Starbucks Cuts 5% of Corporate Workers in Moves to Lift Profit

(Bloomberg) -- Starbucks Corp., on a mission to boost profit and appease apprehensive investors, is dismissing about 5 percent of its non-restaurant workers.

The company said it’s laying off about 350 corporate employees, most of whom work in its Seattle headquarters. Starbucks had said in September that an unspecified number of job cuts were coming. The coffee chain is restructuring to speed innovation and pump slowing sales.

“Today will be a difficult day for all of us,” Chief Executive Officer Kevin Johnson said in an internal email to employees viewed by Bloomberg News. “As we continue evolving our core areas of marketing, creative, product, technology and store development, we are making some significant changes to these areas, as well as other functions across our global business.”

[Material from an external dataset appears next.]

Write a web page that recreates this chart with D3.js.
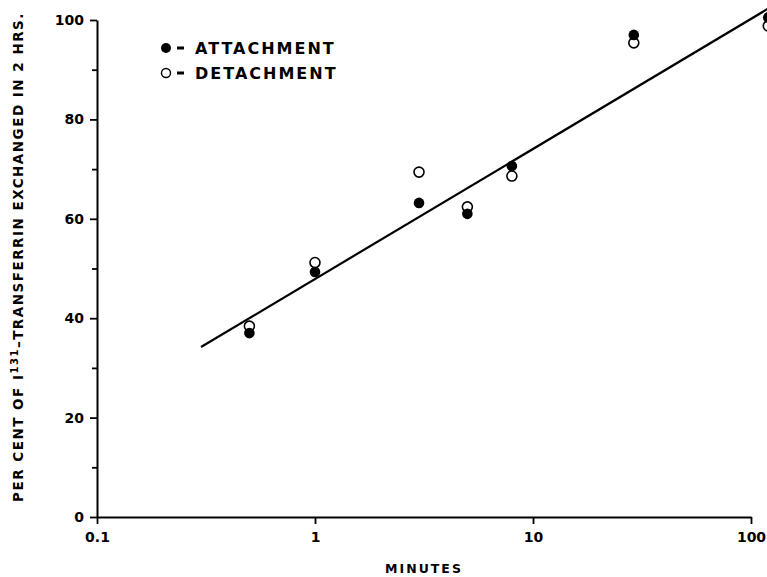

The coffee company earlier this month reported comparable sales that topped estimates in its latest quarter as it works to bring new menu items to stores faster. The chain has been facing more pressure this year to show it can still grow, especially in its home market, where Americans increasingly are looking for healthier options. Johnson also has been shaking up management, bringing in former Hyatt Hotels Corp. executive Patrick Grismer as chief financial officer.

So far, the changes are helping the stock, which is up about 18 percent this year. There’s room for further growth, according to billionaire Bill Ackman, who in October disclosed a $900 million stake and said he’s betting the shares could double in the next three years.

Starbucks is making changes abroad, too. In October, the company said it would trim its European corporate operations and turn over certain markets to longtime Latin American licensee Alsea SAB. The move, coupled with the restructuring in the U.S., may help remove distractions from management.

“Every single decision was made after very careful consideration and reviewed with leaders across the company,” Johnson said in the email. “They came as a result of work that has been eliminated, de-prioritized or shifting ways of working within the company.”